Flavor Trends, Strategies and Solutions for Menu Development

Tropical Finale Best of Flavor 2017


Sarah Osborn

At the seasonal, Italian-inspired Sardella restaurant, Executive Pastry Chef Sarah Osborn is known to elevate simple ingredients and approachable flavors to elegant interpretations of familiar desserts. Her beloved Pineapple Rum Cake is no exception.

This build starts with a warm yeast cake with chunks of fresh pineapple infused with a rum-pineapple syrup. It’s topped with coconut sherbet, pineapple-caramel sauce and toasted coconut chips. “This is my take on a Rum Baba,” she says, recalling the liquor-soaked yeast cake that’s finished with whipped or pastry cream.

“Generally, when I think of rum, I think pineapple and tropical,” she says. “After a few attempts, I realized that fresh pineapple with a pineapple and rum syrup soak were the best way to go. It was a natural progression from there to top this warm pineapple cake with a coconut sherbet. I used coconut milk and shredded coconut to bring the most coconut flavor to the sherbet—while trying to avoid a ‘sunscreen’ flavor.”

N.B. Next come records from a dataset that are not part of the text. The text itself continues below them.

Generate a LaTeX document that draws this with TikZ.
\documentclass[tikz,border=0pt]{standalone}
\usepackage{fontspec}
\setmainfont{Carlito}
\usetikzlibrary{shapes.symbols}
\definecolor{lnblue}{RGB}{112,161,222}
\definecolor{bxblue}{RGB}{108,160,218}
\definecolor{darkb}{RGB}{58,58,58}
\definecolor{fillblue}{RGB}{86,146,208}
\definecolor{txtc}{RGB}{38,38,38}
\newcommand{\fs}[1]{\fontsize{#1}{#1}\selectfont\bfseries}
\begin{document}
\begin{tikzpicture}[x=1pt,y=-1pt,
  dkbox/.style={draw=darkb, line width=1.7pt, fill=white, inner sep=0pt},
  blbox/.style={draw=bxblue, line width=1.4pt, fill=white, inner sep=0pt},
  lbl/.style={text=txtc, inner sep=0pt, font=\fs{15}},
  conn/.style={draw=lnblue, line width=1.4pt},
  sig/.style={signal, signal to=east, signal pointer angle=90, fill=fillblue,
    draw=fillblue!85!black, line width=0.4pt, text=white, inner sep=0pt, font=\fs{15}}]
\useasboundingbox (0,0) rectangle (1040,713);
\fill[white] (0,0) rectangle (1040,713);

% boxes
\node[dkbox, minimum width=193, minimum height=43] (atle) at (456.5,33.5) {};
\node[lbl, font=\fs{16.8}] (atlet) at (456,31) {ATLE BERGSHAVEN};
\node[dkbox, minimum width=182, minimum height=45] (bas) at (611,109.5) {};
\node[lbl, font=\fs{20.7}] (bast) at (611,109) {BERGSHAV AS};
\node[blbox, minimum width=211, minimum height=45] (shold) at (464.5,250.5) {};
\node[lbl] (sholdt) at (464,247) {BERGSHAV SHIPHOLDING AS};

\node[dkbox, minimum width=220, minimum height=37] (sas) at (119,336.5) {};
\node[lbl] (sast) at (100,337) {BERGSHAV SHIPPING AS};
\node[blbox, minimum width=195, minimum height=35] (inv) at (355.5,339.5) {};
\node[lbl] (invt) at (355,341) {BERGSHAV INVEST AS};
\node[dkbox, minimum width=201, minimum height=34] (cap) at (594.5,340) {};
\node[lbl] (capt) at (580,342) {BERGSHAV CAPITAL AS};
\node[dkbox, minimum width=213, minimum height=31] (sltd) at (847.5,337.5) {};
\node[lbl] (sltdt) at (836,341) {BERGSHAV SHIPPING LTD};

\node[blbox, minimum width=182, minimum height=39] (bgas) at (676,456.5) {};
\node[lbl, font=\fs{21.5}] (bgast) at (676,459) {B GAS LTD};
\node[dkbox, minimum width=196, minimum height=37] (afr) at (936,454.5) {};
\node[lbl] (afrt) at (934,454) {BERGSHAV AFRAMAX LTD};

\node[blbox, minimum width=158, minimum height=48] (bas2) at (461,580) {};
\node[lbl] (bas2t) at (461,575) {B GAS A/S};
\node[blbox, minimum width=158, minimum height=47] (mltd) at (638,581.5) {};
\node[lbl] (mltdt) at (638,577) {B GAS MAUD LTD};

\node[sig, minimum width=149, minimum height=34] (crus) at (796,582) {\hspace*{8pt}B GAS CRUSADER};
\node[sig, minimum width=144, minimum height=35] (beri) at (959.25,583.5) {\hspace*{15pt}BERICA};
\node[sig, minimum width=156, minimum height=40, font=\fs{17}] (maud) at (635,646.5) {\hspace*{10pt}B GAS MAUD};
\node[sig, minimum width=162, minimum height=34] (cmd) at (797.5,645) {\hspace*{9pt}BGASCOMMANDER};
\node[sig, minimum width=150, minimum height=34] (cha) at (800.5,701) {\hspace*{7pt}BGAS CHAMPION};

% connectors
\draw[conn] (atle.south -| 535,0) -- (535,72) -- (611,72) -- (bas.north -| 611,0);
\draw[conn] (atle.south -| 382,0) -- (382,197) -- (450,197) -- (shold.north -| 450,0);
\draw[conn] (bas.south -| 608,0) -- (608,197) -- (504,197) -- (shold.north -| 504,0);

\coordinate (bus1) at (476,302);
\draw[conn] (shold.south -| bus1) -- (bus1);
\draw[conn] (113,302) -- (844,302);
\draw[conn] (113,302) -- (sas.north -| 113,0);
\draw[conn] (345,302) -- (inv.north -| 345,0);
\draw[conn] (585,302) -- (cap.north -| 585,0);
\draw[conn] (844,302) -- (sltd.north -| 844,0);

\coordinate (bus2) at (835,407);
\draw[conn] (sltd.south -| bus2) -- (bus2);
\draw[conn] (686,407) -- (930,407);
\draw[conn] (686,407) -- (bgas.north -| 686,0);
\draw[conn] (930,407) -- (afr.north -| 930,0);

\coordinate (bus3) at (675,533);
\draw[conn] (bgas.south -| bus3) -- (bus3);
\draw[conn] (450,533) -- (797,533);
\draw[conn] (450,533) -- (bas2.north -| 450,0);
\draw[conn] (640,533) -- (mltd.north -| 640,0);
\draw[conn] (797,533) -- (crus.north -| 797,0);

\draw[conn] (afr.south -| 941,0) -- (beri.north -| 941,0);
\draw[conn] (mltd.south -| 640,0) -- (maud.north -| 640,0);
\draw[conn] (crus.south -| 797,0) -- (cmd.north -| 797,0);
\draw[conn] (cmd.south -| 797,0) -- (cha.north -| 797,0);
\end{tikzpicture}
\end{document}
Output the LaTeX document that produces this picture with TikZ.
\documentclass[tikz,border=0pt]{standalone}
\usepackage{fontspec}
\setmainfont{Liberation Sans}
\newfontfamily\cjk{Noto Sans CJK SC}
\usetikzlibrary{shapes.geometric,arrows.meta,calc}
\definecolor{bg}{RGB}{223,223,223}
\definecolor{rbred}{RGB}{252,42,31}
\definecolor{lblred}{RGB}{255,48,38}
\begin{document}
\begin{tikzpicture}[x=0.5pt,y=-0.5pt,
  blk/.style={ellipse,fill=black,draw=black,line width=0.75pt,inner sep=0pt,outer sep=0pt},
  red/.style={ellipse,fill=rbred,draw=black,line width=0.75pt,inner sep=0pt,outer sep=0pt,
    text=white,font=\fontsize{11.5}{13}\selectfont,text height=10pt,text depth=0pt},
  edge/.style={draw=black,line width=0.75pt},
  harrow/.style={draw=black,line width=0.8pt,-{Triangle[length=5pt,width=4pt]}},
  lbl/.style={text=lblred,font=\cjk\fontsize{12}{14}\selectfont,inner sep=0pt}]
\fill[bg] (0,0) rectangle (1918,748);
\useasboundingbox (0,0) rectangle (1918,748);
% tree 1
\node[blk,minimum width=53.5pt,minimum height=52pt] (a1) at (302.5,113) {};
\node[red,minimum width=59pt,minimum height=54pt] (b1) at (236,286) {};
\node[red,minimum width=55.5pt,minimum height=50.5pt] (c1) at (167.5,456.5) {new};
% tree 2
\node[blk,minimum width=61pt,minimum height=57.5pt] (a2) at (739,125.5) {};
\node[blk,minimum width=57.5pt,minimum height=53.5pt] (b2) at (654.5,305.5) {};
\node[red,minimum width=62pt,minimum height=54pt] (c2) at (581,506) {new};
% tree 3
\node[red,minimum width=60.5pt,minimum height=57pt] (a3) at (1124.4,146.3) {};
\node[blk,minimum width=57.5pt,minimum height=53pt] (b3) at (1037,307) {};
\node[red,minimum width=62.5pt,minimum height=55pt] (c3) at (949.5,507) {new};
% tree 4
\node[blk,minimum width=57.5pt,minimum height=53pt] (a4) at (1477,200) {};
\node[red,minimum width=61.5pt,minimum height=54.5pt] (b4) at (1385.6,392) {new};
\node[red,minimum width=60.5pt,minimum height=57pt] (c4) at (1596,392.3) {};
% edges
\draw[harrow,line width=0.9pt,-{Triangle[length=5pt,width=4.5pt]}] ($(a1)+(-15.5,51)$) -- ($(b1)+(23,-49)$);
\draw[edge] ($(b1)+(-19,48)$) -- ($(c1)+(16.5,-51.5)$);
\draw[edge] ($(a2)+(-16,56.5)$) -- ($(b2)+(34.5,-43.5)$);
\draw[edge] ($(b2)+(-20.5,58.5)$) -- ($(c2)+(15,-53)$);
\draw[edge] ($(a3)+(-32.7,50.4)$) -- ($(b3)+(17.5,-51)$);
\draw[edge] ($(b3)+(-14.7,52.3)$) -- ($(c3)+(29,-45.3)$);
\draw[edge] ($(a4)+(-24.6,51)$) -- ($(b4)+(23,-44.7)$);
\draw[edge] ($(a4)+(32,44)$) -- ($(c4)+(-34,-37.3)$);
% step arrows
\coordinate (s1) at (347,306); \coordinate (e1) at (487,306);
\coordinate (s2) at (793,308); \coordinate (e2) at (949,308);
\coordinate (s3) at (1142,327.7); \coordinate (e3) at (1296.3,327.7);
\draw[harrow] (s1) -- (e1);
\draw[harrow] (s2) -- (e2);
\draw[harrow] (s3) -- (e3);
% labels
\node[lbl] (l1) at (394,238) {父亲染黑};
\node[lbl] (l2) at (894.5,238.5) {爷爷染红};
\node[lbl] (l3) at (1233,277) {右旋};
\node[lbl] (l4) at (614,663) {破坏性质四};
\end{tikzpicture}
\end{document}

Osborn believes this top-selling dessert is a hit because it’s a combination of these common tropical flavors presented in a less-common format. It has the added benefit of briefly transporting diners to exotic locales. “It satisfies their desire for a momentary trip to somewhere tropical with the flavors.” As seasons change, she comes up with new ways to approach the Pineapple Rum Cake’s flavor system. “I could see possibly bringing in a semifreddo instead of the sorbet, or having a caramelized pineapple tart in place of the cake,” she says. “The options with this dessert are really endless.”